Dead Good…!

Calabrese dwell in a dark and gloomy graveyard where ghosts and ghouls frequent, however the three-piece rock the tombs with their brand of horror-influenced Punk-Metal better than most. Whilst their peers favour a more Rockabilly assault, Calabrese give us a fast-paced Punk Rock likened to The Offspring if they got their writing inspiration from Alkaline Trio rather than the Descendants. If nothing else, the band name is enough to give you the willies • I hate broccoli with a passion that is unsurpassed…

The album starts off with a ghostly spoken intro likened to that of Vincent Price on Alice Cooper’s great album, ‘Welcome To My Nightmare’. The song, ‘They Call Us Death’ speeds into the high-octane Punk that is the core of this album. The dark vale hovers above on the more Rock/Metal drive of, ‘Black Anathema’. Next we have the intricate music that sounds a little like dentist drills in the background before kicking into some luscious chugging riffs. ‘Deep In The Red’ is exactly what I mean when I compare Matt Skiba’s lyrics with Dexter Holland’s vocals, and neither is a bad thing at all.

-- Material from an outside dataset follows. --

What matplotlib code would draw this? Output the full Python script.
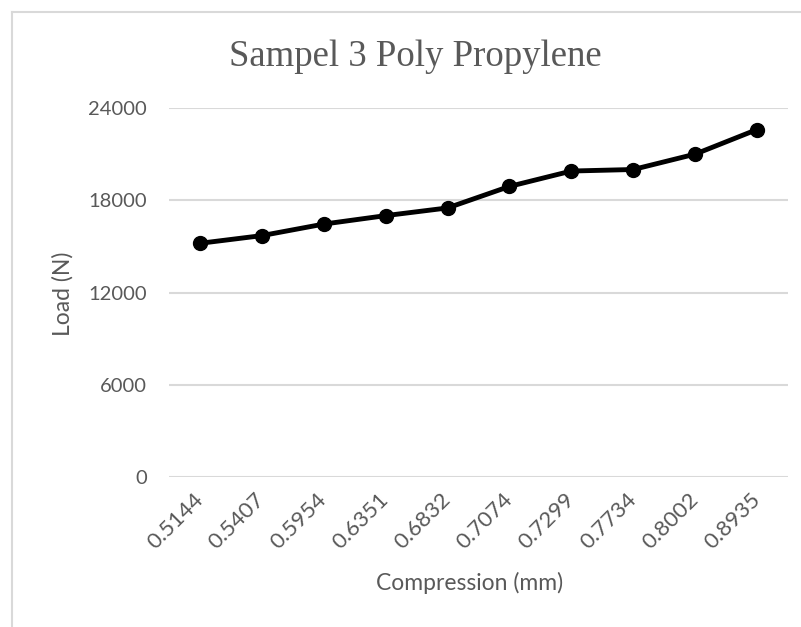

There is another slice of atmospherics at the beginning of, ‘Near Twilight’ before the song kicks into a sing-a-long Punk-Metal anthem. Then things speed up even faster in, ‘Blood Of The Wolf’ as the vocals boarder on screaming in a Thrash/Metal orgy that spits blood and refuses to show mercy. I applaud the beginning to, ‘Within The Abyss’ that plays some gentle piano, lowering your defences before the guitars assault your ears with shredding licks. The band then keep the tempo going to the max with next song, ‘Venomwolf’, and you realise that this is a niche and genre all of it’s own. The B-Movie monster imagery is mixed with music that pushes the boundaries between Punk and Thrash a little like Suicidal Tendencies did back in the early 80’s.

You may very well have sweat dripping down your cold spine by now but the songs remain relentless. ‘Summon The Beyond’ jabs you in the stomach with the hard drum beats and demon imagery, whilst in, ‘Violet Hellfire’ we have classic Thrash riffs and the sound of bells ringing out with sombre doom. The innocence of a female voice at the beginning of, ‘The Machine Of Instant Death’ speaks out naively, “A very strange place, really. Cold and musty; and the kind of place you’d expect a ghost to like to wander around in.” then you can only wonder of her demise as the song thrusts full throttle into dark Punk Rock. ‘Endless Night’ barges by with a boisterous gusto, and ‘Loveless God’ follows on its heel like Frankenstein’s monster in a whirlwind of riffs and screaming vocals.

Calabrese could be grouped with The Horrorpops, The Horrorgans, The Meteors, The Misfits, Zombina And The Skeletones and Nekromantix, but this would be purely on the lyrical content and the imagery. Musically the band are harder and faster than any of those bands. There is less slap of a double bass, and more emphasis on hard and fast riffs. It’s a mix of The Misfits, The Offspring and early Slayer. It’s not quite Thrash Metal, but it’s not quite Punk Rock either. Like with the genres and with life itself the band are between worlds; neither here nor there, rolling into town like the carnival of the undead unleashed especially for our listening pleasure…Amen.